Hosted By HORNET.dev
Venue: 6-7 St Cross St https://work.life/event-space-london/event-space-farringdon/
For decades, we optimized everything around search for one user: humans. The entire stack was optimized for short keyword queries, millisecond latency, and delivering top-ten blue links to an impatient human.
Now, search has a new user: agents.
This shift introduces significant changes. An agent doesn't scan impatiently a list of ranked snippets in a top down manner. Agents don't issue a single short query of keywords; it can run thousands of well formulated natural questions in a relentless loop.
This new agentic search workload requires a new way of thinking about search but also search infrastructure:
What does it look like when the "user" can read 100 documents at once?
How do you build search infrastructure for agents to handle the new workload?
And how do you even evaluate search when human-centric metrics like NDCG and MRR (which measure human impatience) no longer apply?

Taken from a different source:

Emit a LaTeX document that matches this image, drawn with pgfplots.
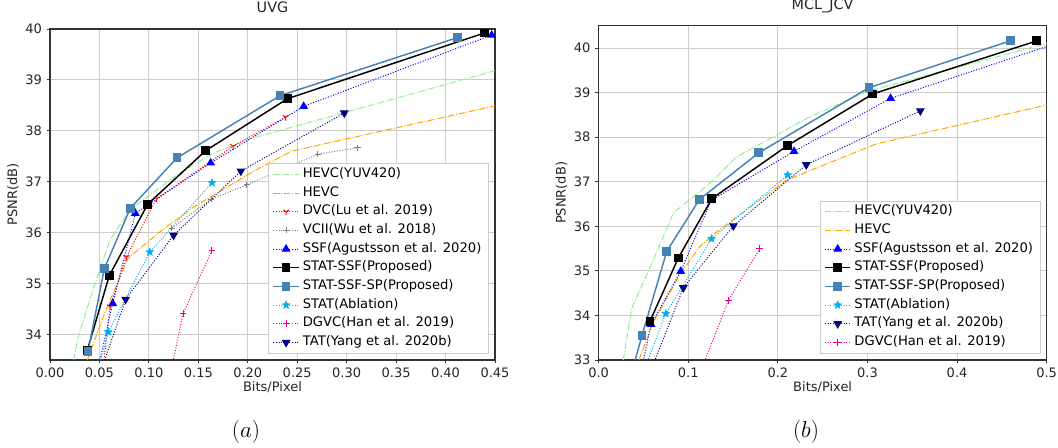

This event is for AI builders, search practitioners , and product leaders who are now moving past "RAG 101" and exploring the new frontier of search. Join us to learn about the new patterns.
Speakers:
Lester Solbakken, co-founder HORNET.dev
Olena Gorbatiuk, Search Product Manager
Charlie Hull, Search Expert
Erik Schwartz, AI Executive
Location: Work.Life Faringdon
18:00 Doors open & check-in
Grab a drink. Chat with other builders.
18:30 Humans vs Agents. The new era of Search
Search is no longer just about humans typing queries into a box. AI agents are emerging as a new class of “users,” and they search in very different ways. In this talk, I’ll explore how human and agent search differ, why this matters, and what product managers and builders should do to prepare for a world where search must serve both people and machines.
Presented by Olena Gorbatiuk.
19:00 What the shift means for evaluating search
We are no longer optimizing search for the "top-three" snippets. An agent doesn't care if the relevant context is in position 1 or 2. Metrics like MRR (Mean Reciprocal Rank) and NDCG (Normalized Discounted Cumulative Gain) are built on flawed scanning assumptions that don't translate to the new user of search: agents.
Presented by Lester Solbakken.
19:30 A No-BS panel
When is a simple RAG pipeline good enough? When is the complexity of an agentic search system justified? What about multimodal and embeddings? and is BM25 the answer to everything? We’ll open the mic.
20:15 Drinks & debrief
Corner the speakers or network with other builders.